--- INFORMATION SHOWN ---

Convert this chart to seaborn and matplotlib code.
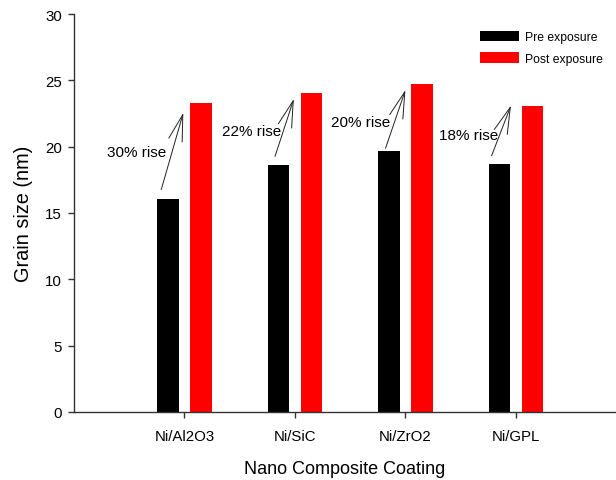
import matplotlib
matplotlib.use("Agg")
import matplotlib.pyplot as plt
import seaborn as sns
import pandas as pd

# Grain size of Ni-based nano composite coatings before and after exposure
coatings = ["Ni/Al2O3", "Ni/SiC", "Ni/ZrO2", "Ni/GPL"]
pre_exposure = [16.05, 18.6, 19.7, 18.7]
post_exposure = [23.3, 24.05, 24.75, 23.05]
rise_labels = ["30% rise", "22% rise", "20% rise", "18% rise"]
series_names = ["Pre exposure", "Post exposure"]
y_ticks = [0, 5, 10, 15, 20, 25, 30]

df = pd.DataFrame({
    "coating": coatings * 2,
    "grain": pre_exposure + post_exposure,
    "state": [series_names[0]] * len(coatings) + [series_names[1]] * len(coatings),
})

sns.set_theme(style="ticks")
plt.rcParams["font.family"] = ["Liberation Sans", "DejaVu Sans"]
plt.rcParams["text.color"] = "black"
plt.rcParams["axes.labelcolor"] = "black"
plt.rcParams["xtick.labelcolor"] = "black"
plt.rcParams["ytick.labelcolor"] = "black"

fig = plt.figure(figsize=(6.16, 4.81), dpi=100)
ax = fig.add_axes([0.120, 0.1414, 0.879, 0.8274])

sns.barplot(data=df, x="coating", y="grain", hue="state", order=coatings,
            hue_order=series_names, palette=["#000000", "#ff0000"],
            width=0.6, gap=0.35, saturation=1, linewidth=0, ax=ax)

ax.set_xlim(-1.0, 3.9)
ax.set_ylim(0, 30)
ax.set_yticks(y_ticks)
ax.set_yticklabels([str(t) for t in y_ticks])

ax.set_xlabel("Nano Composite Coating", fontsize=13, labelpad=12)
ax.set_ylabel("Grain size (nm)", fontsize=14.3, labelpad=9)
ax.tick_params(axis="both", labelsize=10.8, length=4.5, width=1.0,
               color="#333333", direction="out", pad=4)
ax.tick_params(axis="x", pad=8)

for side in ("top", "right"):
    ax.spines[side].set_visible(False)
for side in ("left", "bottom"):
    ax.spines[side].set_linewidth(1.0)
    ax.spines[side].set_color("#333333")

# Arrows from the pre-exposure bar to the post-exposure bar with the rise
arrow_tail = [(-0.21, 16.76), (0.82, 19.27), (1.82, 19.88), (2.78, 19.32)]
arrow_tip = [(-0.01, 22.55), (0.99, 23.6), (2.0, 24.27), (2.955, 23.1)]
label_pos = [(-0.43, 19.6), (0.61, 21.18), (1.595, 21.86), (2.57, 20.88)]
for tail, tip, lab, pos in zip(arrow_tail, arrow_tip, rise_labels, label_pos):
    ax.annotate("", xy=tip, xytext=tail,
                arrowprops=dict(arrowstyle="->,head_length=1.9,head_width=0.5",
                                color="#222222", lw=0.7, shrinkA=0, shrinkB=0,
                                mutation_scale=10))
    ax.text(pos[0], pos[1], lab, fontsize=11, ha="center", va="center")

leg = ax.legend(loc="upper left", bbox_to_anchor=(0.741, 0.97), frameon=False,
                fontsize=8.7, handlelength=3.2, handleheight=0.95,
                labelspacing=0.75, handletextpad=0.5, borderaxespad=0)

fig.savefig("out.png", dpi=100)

---

§ WHAT YOU SHOULD DO:
Transcribe exactly, with no pictures, the lines running from the first line of the material through the line holding "y_ticks = [0, 5, 10, 15, 20, 25, 30]".

§ EXPECTED ANSWER:
Convert this chart to seaborn and matplotlib code.
import matplotlib
matplotlib.use("Agg")
import matplotlib.pyplot as plt
import seaborn as sns
import pandas as pd

# Grain size of Ni-based nano composite coatings before and after exposure
coatings = ["Ni/Al2O3", "Ni/SiC", "Ni/ZrO2", "Ni/GPL"]
pre_exposure = [16.05, 18.6, 19.7, 18.7]
post_exposure = [23.3, 24.05, 24.75, 23.05]
rise_labels = ["30% rise", "22% rise", "20% rise", "18% rise"]
series_names = ["Pre exposure", "Post exposure"]
y_ticks = [0, 5, 10, 15, 20, 25, 30]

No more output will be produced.